Copy each line holding the string "chart".

» Entries shown
= = = = = = =

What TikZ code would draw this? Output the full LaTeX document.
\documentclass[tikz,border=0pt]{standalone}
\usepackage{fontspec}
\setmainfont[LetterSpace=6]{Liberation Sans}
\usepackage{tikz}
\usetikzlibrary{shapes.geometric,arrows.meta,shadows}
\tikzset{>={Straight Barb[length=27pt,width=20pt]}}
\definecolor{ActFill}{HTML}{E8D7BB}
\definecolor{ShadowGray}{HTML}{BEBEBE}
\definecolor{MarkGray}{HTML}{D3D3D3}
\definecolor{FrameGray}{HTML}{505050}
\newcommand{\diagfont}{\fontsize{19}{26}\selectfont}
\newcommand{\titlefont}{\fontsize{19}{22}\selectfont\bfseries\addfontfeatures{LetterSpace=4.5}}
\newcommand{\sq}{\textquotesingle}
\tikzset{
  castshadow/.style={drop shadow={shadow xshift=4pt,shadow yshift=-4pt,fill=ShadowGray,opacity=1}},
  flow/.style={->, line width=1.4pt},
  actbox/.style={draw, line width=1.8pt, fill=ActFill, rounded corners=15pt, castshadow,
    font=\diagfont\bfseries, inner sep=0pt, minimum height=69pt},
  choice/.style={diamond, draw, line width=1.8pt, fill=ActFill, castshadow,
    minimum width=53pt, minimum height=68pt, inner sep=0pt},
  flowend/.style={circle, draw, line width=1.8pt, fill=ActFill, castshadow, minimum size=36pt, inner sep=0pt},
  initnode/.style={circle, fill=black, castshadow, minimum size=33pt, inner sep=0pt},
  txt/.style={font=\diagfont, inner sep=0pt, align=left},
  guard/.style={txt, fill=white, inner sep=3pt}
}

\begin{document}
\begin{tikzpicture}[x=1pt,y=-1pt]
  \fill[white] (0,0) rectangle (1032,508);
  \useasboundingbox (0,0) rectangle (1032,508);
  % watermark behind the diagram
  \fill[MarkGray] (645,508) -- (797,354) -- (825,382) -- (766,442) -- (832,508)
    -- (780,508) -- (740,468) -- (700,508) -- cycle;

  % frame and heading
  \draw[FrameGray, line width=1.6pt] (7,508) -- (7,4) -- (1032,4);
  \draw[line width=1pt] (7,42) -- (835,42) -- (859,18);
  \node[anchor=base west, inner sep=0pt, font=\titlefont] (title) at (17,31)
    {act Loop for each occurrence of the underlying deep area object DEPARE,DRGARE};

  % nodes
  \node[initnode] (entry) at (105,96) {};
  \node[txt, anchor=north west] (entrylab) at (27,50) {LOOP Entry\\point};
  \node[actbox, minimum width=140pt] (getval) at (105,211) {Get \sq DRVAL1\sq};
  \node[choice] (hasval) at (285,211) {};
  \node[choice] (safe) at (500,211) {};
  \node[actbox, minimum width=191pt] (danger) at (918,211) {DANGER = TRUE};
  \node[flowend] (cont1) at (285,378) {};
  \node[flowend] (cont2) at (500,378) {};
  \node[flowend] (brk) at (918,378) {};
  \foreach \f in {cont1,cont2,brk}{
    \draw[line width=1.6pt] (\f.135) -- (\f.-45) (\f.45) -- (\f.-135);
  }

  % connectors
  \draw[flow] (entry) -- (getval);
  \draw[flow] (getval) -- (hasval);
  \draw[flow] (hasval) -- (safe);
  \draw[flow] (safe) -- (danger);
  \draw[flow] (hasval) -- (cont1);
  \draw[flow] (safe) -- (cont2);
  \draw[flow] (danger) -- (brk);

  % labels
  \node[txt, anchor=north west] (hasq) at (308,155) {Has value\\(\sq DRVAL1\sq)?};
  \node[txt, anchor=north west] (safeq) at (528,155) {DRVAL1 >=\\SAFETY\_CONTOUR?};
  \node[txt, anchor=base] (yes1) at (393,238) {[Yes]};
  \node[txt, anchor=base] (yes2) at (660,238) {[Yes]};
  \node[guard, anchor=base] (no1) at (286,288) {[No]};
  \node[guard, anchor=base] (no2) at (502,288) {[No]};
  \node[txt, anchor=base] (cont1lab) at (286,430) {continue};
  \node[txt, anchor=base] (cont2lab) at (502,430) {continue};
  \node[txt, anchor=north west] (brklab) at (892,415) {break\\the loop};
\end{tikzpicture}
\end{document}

= = = = = = =

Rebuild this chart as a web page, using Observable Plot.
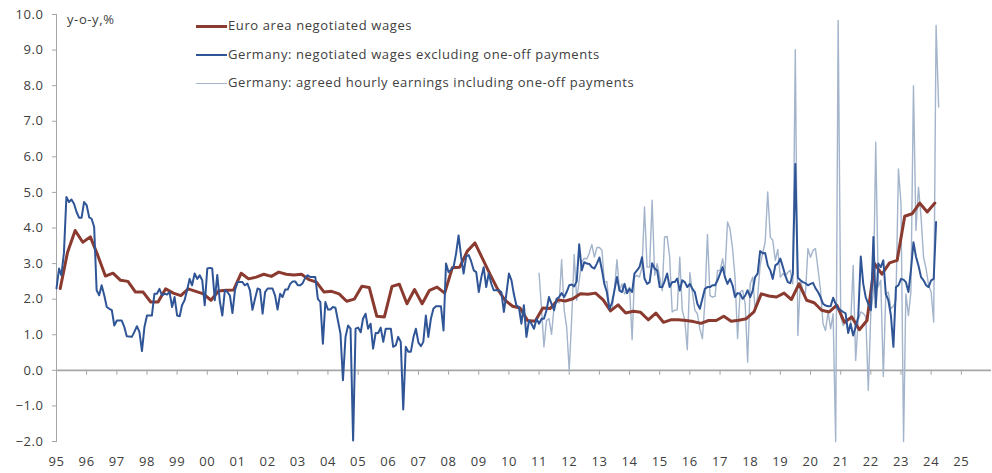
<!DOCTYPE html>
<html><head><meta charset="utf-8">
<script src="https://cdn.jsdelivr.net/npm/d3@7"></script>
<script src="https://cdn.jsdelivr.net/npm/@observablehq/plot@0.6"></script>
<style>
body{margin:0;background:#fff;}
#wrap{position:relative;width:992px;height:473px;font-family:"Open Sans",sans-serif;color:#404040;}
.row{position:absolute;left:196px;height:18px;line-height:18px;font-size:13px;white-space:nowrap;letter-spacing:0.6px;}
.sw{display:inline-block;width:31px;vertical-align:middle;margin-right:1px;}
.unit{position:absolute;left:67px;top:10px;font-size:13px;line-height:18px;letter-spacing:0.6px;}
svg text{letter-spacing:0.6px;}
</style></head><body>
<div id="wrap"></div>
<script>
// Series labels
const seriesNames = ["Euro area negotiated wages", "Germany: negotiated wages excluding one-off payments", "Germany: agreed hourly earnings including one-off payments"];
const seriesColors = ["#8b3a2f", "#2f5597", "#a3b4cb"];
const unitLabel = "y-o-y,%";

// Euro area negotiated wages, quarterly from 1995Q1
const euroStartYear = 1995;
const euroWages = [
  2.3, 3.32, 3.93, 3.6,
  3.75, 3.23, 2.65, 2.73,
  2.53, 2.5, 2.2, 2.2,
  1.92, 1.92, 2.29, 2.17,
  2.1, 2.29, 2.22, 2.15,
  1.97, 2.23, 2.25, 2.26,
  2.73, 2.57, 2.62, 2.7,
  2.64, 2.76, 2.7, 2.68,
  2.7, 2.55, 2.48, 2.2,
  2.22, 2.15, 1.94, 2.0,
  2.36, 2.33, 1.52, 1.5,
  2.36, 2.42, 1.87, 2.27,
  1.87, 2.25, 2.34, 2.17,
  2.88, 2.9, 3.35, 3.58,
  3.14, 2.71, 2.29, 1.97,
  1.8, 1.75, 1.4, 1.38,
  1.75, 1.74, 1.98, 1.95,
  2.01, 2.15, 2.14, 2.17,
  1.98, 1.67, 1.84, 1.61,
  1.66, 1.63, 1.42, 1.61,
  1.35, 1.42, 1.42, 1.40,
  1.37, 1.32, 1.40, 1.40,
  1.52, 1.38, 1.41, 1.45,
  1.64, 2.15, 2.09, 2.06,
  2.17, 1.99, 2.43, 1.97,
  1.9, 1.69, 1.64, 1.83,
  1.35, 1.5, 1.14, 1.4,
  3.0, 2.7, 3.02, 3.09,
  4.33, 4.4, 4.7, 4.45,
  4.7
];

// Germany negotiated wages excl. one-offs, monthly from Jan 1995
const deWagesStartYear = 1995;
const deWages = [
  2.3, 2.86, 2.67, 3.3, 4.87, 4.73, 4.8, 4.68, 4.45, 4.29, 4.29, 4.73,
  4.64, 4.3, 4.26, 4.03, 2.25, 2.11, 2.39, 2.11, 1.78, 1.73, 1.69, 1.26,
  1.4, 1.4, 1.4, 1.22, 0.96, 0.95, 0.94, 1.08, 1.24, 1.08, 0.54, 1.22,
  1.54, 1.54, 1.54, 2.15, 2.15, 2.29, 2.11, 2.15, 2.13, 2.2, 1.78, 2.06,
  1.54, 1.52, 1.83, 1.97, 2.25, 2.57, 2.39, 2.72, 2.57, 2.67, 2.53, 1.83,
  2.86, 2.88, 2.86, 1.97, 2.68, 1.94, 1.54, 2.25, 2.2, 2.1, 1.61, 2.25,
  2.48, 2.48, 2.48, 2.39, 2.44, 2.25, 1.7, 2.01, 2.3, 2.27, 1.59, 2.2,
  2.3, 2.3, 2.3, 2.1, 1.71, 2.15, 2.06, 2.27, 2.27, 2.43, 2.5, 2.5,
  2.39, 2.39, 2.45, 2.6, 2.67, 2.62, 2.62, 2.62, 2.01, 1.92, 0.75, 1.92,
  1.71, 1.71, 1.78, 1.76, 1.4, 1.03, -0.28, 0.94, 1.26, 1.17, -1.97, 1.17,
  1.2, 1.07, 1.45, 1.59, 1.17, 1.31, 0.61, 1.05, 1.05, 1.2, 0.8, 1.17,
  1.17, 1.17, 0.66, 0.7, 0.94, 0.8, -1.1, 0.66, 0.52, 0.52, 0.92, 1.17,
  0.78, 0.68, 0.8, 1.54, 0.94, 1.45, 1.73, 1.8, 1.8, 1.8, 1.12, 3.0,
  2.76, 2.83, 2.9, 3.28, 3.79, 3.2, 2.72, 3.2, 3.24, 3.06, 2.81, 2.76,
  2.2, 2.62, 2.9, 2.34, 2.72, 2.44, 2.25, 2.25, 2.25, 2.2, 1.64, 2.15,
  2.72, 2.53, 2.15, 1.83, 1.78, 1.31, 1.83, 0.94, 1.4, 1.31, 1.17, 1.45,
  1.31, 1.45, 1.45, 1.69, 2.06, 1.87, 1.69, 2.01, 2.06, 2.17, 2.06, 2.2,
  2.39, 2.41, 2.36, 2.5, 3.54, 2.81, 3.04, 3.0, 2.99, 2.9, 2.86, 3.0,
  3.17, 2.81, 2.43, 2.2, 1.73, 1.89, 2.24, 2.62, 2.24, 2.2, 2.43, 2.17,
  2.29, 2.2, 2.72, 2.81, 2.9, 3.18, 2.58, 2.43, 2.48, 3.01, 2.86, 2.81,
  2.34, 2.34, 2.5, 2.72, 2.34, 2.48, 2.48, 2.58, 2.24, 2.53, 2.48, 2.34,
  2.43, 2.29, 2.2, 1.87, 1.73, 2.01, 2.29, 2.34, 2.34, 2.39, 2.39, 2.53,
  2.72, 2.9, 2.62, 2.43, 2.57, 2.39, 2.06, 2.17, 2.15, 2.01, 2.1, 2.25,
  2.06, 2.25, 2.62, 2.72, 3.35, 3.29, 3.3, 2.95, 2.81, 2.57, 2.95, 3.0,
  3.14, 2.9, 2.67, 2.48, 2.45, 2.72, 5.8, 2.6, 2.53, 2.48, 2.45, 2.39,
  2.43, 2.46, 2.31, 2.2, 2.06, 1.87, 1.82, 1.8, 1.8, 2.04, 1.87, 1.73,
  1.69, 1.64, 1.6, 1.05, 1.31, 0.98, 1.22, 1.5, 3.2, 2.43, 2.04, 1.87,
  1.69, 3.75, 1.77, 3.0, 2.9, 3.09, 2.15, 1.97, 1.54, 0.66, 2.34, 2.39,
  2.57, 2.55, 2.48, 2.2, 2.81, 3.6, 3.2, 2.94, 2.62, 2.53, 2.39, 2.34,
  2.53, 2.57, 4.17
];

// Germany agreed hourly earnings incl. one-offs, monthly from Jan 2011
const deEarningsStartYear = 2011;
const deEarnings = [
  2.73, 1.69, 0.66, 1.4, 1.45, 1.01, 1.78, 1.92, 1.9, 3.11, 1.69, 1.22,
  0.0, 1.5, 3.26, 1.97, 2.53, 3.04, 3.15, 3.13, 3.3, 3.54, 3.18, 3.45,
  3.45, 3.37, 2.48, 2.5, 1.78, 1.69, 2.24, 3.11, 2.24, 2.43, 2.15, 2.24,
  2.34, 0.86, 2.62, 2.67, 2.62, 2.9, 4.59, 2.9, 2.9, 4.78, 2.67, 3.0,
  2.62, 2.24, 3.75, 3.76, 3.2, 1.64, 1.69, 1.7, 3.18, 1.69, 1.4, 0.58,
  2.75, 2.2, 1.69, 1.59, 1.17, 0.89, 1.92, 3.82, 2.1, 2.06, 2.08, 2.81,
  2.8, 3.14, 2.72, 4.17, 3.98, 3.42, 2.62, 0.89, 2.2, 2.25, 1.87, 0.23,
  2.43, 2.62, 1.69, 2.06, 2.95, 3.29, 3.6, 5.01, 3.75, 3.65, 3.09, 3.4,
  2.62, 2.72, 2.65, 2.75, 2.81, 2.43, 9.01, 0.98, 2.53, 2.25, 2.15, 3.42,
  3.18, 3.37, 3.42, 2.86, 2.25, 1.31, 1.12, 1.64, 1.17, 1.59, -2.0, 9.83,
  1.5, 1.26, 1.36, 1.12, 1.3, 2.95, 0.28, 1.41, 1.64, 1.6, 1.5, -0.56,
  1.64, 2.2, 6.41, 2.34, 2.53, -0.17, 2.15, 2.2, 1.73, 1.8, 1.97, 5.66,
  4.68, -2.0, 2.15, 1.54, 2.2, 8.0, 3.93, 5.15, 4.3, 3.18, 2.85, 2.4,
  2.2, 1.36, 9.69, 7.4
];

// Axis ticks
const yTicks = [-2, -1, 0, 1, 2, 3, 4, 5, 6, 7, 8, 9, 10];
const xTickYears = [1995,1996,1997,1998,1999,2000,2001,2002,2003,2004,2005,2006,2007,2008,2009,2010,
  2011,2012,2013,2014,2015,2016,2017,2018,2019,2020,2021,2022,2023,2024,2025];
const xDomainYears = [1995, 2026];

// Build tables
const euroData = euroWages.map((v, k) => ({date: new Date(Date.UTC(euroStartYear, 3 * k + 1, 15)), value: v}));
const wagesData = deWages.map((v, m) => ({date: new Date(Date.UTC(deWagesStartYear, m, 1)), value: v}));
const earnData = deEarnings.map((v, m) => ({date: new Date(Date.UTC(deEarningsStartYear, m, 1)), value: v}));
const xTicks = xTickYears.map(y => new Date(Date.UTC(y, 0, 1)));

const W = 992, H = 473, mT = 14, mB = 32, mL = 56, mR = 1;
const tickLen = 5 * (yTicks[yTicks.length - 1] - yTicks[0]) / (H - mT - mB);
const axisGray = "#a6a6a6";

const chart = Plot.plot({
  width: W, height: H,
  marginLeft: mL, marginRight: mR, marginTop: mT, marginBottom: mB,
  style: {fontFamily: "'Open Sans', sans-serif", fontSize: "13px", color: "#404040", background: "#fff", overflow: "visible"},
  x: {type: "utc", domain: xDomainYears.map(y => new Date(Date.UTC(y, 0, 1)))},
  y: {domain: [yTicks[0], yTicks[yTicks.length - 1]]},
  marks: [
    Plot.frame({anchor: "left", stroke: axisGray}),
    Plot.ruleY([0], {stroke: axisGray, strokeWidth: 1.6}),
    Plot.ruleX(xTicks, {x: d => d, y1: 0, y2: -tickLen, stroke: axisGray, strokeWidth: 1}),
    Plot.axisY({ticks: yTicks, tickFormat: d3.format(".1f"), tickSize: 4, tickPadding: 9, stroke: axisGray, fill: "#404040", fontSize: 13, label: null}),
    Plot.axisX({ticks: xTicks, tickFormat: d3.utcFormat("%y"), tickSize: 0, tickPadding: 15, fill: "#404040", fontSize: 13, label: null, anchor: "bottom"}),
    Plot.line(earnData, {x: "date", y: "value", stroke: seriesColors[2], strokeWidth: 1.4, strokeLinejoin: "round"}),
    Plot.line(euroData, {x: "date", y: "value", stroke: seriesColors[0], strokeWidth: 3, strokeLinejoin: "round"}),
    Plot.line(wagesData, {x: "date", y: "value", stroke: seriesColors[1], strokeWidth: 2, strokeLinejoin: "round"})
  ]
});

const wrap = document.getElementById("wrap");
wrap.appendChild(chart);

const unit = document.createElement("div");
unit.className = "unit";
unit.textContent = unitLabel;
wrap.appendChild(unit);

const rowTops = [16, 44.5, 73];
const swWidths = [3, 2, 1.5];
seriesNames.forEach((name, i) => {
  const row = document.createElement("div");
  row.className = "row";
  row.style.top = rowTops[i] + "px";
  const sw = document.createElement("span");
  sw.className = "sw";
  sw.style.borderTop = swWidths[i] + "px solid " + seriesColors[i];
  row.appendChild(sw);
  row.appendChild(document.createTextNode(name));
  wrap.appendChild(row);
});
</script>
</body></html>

= = = = = = =

» Result below
Rebuild this chart as a web page, using Observable Plot.
const chart = Plot.plot({
wrap.appendChild(chart);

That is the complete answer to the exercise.